18 May 2009 in solidarity
I remember calling Circles Network the Circles project, because at that time I didn't know anything about them and had only turned up at the parliament to support the TODAY Group and fellow protestors. 

It was the beginning of my campaigning and a very enjoyable experience.

From the video write up:
"The TODAY group (Together Overcoming Discrimination Against you and me) is a mental health advocacy group based in Cupar which serves the whole of Fife. It supports the rights, views and opinions of over 300 members and 12 member groups in Fife. The popular and much-needed group has been relied on by people with mental health issues and their carers for 16 years. However, Fife Council & Social Care Committee decided to put mental health advocacy out to tender and has awarded the contract to an English-based group which will deprive people of local based services, and take away local jobs and volunteering opportunities. It may also lead to the loss of a 5-year Big Lottery grant.

TODAY have been campaigning against Fife City Councils decision. On 14th May they went to Holyrood, Edinburgh to lobby the Scottish Parliament to try and win support for their cause. Many of the campaigners demonstrated outside the parliamentary building where they found themselves side by side with Save Our Schools campaigners from Glasgow who were also lobbying parliamentary MSPs in a quest to get Glasgow City Council to overturn its decision to close 22 schools and its plans to close a further 34. This shows how council cuts are affecting people throughout Scotland.

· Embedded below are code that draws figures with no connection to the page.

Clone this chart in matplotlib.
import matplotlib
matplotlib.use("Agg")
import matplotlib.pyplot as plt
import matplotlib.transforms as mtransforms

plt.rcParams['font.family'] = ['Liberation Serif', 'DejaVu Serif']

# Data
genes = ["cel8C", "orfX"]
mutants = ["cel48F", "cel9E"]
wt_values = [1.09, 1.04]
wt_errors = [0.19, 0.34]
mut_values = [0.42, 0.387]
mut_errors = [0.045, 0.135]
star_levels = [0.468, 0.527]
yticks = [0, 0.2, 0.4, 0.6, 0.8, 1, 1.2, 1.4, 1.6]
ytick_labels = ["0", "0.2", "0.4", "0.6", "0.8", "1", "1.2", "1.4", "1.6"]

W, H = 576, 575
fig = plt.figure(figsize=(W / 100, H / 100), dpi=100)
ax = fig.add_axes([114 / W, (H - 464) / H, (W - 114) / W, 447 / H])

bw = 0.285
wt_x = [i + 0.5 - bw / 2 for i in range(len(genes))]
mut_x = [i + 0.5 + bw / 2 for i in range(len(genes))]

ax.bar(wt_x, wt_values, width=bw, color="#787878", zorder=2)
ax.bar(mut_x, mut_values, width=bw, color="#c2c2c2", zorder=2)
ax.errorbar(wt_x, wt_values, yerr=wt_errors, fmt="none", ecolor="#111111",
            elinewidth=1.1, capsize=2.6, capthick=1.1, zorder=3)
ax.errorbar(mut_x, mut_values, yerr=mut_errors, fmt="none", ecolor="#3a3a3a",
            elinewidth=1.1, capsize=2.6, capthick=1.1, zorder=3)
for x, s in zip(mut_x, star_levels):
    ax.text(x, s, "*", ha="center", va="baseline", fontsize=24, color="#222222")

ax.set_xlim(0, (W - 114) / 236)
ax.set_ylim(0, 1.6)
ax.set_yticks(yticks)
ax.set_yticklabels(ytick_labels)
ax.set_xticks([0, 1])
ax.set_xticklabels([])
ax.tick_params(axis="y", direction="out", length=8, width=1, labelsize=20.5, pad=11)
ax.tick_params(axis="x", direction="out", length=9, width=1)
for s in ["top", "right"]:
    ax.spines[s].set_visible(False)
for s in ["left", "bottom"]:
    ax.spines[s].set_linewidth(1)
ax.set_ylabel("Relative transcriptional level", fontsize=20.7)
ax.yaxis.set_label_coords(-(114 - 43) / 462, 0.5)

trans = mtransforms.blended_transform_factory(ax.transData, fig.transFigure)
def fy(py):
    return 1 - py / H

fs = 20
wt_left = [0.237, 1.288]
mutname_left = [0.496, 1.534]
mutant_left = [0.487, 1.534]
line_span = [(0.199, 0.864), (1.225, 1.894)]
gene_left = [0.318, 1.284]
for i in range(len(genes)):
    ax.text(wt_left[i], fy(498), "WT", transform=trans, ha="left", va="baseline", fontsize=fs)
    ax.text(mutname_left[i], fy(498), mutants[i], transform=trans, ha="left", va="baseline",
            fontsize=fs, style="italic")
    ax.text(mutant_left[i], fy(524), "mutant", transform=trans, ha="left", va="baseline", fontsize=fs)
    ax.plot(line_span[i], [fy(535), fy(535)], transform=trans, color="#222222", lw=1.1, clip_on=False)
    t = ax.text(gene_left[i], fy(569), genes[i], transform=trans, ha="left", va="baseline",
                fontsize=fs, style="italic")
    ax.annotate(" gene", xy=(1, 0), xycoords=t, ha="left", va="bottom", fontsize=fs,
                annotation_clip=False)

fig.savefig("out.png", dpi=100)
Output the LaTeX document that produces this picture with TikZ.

The TODAY and SOS campaigners gave each other some support and solidarity."

first post new blog, the why of it

I'm an unpaid carer who is also a survivor of mental illness and psychiatric treatment.  

I believe in the importance of independent advocacy for people who have mental health problems or "disorders" and may be detained in psychiatric settings or in locked wards under the Mental Health Act.  

I also believe that in Fife we now don't have independent advocacy since Fife Council and NHS Fife brought tendering into play and awarded the advocacy contract to an English learning disability service provider Circles Network (CN), who are based in Rugby, Warwickshire.  And began to redefine what independent advocacy is, for the people of Fife.

Because we don't have independent advocacy I contend that the human rights of people with mental disorders in Fife, detained under the Mental Health Act, are at greater risk of abuse. 

This new blog will detail my contact with CN since first hearing of them in 2009 after they were awarded the Fife advocacy contract.  It will also include my contact with Fife Council who were usually my first port of call but who often couldn't answer my questions and passed me on to CN.  A never ending circle.

During this time my youngest son was a detained, locked-in psychiatric patient and was subject to a denial of his basic human rights.  Locked in a seclusion room.  No toilet or drinking water.  I had to advocate as well as care for him and for this I was put under pressure by psychiatric nurses and social workers alike.  In psychiatric notes and reports.  Labelled and misrepresented.

I decided to offer my services as a volunteer advocate with CN in Fife so as to help with collective advocacy.  The Fife local CN manager was supportive and explained the process at a meeting this August in Stratheden Hospital, just up the road from where I live. 

However I got an Email from the CN Warwickshire HR Officer to say that my offer was declined.  Without even sending me a volunteer application form.  I complained to Fife Council social work service about discrimination.  They said that CN would investigate.  How so, surely a conflict of interest?

Then yesterday I got a letter sent/Emailed (how did they get my home address?) warning me of "legal redress" because of my "continued negativity" towards them.

This blog is my response.  I have a right to tell my side of the story and to question the spending of public monies, the professionalism of council funded agencies and if advocacy in Fife is truly "independent".